Task instructions
Copy exactly, leaving out every image, the lines from the one with "Emit a Python" through the one with "edgecolor='#222222', linewidth=1.5))", inclusive.

Records for processing
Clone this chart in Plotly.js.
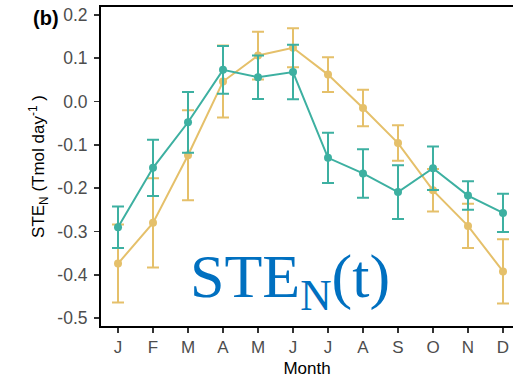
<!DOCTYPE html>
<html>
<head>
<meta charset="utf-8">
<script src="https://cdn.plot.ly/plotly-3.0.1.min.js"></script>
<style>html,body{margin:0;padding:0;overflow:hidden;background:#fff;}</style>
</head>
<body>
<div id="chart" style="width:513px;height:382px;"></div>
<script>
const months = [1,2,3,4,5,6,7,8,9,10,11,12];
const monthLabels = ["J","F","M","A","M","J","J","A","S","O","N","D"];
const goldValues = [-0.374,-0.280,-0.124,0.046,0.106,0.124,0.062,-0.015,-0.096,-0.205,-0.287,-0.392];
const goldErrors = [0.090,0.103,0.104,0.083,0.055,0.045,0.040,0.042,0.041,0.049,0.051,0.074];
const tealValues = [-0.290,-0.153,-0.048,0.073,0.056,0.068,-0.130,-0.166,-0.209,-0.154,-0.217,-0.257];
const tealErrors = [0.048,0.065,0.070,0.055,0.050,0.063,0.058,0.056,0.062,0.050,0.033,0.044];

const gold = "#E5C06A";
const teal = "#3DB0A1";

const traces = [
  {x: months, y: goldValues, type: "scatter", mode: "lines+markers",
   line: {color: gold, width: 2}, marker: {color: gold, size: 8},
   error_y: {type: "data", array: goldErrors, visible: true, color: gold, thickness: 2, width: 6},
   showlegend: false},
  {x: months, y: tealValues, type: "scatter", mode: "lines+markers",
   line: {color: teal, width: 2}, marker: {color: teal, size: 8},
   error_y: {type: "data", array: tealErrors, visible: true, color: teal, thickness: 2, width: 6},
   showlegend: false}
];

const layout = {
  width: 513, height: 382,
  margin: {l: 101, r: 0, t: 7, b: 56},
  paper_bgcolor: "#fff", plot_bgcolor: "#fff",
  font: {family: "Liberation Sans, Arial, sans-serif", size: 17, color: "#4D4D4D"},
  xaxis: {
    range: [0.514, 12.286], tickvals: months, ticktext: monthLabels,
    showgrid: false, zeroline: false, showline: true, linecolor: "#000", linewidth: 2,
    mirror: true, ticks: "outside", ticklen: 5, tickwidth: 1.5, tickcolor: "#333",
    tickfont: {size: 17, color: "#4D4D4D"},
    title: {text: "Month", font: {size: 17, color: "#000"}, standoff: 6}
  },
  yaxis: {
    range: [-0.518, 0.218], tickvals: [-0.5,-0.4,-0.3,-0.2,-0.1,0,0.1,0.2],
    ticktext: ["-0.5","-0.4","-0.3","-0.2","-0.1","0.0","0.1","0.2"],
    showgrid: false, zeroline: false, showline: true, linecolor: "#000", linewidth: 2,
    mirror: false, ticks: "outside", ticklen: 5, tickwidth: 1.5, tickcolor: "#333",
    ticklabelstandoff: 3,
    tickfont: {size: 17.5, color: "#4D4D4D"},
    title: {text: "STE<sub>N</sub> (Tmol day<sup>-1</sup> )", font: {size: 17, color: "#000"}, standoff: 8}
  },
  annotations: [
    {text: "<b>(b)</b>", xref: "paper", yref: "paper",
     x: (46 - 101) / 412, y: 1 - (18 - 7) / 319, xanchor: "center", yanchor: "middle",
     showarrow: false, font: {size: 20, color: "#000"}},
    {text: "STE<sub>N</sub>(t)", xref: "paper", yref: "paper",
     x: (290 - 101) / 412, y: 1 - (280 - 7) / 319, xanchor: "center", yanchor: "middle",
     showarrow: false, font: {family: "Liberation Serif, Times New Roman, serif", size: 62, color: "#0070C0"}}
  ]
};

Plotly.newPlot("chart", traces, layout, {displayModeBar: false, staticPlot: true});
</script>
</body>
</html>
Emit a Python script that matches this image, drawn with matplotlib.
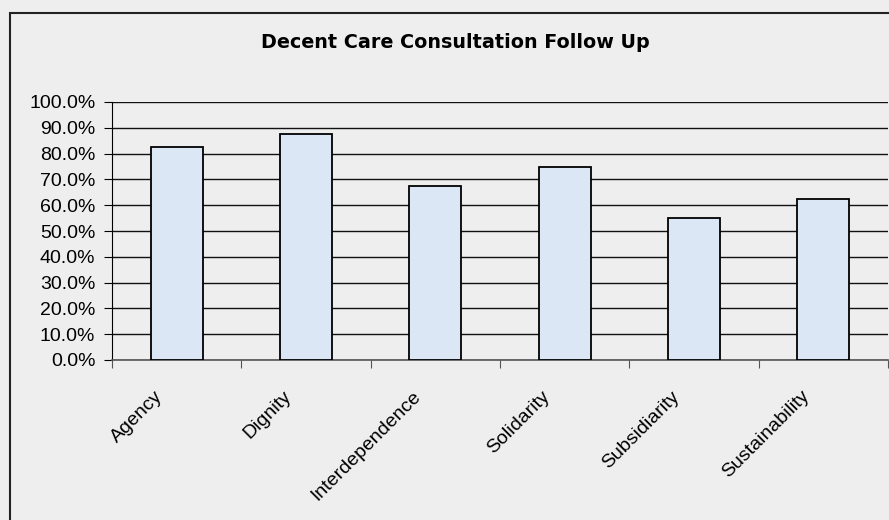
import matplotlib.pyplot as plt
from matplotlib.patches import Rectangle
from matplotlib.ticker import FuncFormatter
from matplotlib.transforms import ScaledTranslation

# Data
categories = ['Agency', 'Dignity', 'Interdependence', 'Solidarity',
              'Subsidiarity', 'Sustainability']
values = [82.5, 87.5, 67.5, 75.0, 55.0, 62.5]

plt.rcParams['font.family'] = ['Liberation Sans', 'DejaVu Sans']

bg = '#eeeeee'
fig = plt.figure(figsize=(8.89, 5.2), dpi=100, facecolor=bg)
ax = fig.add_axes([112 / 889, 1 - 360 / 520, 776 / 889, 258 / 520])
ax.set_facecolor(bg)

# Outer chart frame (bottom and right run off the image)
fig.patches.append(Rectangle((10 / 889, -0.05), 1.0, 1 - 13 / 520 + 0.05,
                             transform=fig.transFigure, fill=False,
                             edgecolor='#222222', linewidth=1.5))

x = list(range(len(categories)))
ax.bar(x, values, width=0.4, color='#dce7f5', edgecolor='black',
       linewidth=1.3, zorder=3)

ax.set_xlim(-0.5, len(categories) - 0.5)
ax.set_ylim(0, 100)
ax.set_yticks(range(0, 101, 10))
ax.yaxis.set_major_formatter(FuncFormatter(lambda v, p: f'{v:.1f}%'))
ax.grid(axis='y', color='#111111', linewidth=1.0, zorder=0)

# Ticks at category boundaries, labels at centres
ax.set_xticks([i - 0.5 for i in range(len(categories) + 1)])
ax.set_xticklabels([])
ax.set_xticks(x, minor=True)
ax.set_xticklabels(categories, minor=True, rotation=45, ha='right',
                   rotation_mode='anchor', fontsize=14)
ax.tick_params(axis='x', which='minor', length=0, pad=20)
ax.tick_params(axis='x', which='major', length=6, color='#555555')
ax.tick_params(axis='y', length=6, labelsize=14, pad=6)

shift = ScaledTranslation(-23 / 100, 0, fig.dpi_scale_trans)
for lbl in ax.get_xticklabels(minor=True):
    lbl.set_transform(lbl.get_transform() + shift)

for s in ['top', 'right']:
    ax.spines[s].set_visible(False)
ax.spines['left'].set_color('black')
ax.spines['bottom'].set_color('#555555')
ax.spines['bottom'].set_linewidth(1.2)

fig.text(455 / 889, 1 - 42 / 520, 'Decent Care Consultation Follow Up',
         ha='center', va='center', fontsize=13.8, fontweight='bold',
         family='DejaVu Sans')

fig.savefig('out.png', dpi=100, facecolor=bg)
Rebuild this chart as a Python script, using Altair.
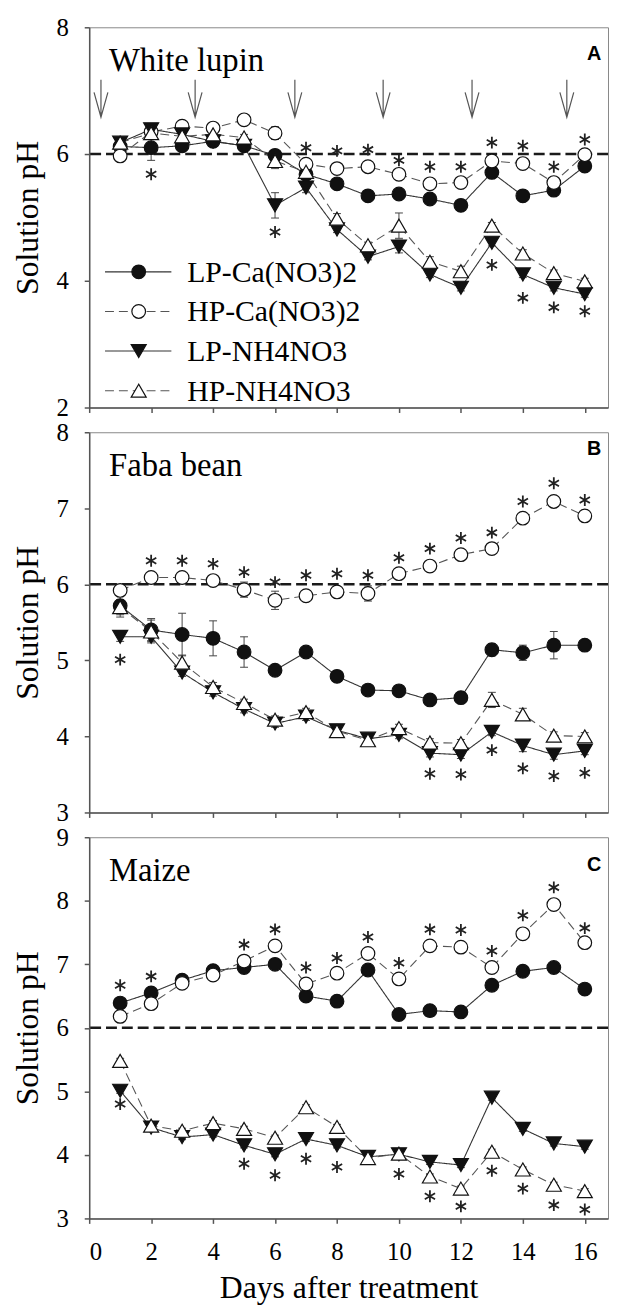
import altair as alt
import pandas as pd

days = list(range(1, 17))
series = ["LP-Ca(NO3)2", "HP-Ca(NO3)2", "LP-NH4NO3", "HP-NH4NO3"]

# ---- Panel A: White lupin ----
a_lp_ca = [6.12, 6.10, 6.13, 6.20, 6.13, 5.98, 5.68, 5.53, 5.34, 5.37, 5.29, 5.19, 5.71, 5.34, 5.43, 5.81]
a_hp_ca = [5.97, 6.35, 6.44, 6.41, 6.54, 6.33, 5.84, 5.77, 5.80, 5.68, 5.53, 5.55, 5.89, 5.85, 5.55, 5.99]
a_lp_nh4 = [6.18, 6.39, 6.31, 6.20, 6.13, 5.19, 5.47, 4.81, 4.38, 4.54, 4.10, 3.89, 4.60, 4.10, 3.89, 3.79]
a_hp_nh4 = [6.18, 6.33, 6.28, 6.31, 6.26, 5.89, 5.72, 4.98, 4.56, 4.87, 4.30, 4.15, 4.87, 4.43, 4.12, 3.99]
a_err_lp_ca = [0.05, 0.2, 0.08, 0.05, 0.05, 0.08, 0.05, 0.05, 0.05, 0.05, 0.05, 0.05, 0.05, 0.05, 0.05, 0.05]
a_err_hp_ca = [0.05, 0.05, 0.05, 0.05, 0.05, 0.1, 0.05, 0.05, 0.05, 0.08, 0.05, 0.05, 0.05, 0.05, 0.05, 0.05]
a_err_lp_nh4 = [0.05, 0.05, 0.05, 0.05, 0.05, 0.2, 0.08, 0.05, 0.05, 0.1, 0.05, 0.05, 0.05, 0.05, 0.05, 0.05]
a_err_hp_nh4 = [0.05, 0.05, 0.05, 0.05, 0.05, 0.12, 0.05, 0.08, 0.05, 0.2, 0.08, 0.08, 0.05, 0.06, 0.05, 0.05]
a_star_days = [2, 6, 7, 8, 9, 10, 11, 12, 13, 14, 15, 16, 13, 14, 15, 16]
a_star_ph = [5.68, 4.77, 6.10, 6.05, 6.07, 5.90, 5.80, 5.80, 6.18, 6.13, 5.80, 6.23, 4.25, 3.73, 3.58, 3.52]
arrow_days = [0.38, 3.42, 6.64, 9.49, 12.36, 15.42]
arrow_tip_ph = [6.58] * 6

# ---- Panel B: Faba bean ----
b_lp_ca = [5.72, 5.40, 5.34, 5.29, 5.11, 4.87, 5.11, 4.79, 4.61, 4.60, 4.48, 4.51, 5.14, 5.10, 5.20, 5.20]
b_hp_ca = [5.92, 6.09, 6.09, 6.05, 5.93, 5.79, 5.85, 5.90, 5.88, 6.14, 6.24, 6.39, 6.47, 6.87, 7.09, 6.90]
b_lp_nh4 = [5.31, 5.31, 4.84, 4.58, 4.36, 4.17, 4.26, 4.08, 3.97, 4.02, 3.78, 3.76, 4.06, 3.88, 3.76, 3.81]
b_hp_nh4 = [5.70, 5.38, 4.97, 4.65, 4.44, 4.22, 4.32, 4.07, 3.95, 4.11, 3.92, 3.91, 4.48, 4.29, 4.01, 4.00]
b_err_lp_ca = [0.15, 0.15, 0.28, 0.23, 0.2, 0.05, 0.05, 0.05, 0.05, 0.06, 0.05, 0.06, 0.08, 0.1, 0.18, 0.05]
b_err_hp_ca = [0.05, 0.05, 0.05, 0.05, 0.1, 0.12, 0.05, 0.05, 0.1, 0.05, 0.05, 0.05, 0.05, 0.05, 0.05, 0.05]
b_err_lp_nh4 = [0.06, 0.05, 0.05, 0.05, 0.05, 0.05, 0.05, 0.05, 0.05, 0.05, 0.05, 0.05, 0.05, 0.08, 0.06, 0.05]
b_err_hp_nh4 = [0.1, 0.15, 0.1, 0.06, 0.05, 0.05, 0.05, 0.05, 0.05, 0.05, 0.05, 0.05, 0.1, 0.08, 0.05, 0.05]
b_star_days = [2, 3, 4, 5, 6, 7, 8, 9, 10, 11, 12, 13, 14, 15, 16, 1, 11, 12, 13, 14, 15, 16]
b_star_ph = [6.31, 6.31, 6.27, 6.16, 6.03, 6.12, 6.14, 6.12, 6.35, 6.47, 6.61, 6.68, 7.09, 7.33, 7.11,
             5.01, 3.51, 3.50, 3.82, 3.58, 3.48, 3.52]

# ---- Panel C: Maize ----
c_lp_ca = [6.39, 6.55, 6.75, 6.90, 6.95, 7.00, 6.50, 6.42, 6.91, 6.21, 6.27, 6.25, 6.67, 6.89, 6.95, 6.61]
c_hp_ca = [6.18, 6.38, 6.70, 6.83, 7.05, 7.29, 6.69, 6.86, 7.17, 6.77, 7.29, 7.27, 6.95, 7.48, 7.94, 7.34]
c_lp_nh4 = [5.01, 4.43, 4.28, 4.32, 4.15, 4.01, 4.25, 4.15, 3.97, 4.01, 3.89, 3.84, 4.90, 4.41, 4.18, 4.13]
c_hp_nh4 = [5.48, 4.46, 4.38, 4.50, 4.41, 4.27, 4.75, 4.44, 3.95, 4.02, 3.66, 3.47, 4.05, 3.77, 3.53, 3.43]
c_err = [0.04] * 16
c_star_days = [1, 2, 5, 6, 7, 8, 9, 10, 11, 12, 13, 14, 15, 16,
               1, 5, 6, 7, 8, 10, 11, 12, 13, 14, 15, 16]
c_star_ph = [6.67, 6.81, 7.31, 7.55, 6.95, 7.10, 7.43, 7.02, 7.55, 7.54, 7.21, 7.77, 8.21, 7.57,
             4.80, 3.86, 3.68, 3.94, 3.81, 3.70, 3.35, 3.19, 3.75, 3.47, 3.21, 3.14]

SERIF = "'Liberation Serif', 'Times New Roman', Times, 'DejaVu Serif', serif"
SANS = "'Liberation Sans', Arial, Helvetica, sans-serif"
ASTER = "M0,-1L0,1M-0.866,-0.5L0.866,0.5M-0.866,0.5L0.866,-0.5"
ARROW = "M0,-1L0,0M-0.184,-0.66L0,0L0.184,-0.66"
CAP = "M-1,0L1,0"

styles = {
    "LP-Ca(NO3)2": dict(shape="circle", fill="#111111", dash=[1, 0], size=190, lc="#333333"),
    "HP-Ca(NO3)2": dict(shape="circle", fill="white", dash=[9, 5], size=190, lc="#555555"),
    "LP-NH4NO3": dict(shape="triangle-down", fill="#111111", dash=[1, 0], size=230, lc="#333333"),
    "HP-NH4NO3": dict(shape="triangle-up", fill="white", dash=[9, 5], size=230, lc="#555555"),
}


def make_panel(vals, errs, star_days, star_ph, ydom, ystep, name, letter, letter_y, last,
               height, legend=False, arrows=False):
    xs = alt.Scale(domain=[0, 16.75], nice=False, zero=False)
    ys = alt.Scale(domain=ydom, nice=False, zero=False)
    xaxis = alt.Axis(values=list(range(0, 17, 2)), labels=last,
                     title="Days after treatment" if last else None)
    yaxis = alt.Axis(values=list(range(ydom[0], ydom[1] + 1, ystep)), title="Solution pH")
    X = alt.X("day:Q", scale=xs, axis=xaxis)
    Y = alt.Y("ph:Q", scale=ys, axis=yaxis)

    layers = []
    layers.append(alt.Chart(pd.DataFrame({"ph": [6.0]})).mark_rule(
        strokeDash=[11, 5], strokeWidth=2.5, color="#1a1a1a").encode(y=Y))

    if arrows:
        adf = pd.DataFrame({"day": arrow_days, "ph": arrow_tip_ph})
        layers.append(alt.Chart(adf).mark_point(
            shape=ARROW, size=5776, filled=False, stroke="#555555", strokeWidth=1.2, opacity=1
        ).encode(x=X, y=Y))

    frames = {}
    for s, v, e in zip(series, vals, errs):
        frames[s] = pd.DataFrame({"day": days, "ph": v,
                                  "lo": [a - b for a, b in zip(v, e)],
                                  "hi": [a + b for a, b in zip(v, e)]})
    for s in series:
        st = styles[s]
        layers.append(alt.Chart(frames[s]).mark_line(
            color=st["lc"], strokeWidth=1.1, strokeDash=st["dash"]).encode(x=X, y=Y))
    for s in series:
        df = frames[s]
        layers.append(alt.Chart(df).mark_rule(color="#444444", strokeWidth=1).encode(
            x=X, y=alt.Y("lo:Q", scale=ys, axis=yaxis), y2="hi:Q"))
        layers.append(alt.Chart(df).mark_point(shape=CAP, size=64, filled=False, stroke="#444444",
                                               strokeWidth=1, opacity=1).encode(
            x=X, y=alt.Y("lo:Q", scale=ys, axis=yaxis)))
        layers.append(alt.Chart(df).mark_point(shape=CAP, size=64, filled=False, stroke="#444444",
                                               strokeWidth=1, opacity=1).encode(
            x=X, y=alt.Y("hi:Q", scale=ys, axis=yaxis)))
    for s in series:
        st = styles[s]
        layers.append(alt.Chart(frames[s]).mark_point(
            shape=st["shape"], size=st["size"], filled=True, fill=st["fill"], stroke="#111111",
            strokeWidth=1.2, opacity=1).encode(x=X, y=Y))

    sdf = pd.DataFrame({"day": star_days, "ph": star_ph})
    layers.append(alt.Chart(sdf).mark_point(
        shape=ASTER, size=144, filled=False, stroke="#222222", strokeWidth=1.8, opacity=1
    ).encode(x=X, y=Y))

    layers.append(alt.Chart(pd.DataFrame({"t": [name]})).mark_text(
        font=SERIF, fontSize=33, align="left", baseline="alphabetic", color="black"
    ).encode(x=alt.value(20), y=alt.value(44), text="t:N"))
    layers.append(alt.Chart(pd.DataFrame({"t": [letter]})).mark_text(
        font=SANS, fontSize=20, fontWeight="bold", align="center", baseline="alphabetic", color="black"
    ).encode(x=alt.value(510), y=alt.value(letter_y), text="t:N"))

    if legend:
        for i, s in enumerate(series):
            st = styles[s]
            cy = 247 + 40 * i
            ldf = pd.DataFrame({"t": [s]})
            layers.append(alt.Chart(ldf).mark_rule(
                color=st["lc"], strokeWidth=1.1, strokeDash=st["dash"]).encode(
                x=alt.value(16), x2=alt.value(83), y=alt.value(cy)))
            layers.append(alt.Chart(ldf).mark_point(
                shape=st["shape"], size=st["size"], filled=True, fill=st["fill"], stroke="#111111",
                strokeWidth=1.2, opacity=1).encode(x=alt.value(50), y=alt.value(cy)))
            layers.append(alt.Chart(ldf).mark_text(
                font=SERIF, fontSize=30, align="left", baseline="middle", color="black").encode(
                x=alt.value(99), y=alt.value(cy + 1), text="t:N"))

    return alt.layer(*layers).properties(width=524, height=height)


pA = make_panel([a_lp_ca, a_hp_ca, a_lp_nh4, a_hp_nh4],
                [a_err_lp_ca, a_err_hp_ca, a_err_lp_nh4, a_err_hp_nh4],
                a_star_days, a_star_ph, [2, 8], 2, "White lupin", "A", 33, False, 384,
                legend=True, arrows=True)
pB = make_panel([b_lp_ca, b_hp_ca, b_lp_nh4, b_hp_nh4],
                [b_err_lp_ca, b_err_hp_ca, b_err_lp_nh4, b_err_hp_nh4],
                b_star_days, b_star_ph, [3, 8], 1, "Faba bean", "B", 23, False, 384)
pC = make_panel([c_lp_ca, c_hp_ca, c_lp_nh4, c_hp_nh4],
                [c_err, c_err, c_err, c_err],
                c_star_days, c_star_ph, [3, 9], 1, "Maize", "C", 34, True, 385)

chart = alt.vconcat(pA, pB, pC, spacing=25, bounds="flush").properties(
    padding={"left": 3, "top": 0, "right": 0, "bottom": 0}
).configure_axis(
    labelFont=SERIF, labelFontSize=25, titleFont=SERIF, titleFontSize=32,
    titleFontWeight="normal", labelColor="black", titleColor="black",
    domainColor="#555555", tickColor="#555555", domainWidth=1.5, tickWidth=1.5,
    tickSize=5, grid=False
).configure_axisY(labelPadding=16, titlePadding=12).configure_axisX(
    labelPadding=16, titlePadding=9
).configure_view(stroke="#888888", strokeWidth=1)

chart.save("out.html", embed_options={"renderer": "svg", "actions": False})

Reply to the task
Emit a Python script that matches this image, drawn with matplotlib.
import matplotlib.pyplot as plt
from matplotlib.patches import Rectangle
from matplotlib.ticker import FuncFormatter
from matplotlib.transforms import ScaledTranslation

# Data
categories = ['Agency', 'Dignity', 'Interdependence', 'Solidarity',
              'Subsidiarity', 'Sustainability']
values = [82.5, 87.5, 67.5, 75.0, 55.0, 62.5]

plt.rcParams['font.family'] = ['Liberation Sans', 'DejaVu Sans']

bg = '#eeeeee'
fig = plt.figure(figsize=(8.89, 5.2), dpi=100, facecolor=bg)
ax = fig.add_axes([112 / 889, 1 - 360 / 520, 776 / 889, 258 / 520])
ax.set_facecolor(bg)

# Outer chart frame (bottom and right run off the image)
fig.patches.append(Rectangle((10 / 889, -0.05), 1.0, 1 - 13 / 520 + 0.05,
                             transform=fig.transFigure, fill=False,
                             edgecolor='#222222', linewidth=1.5))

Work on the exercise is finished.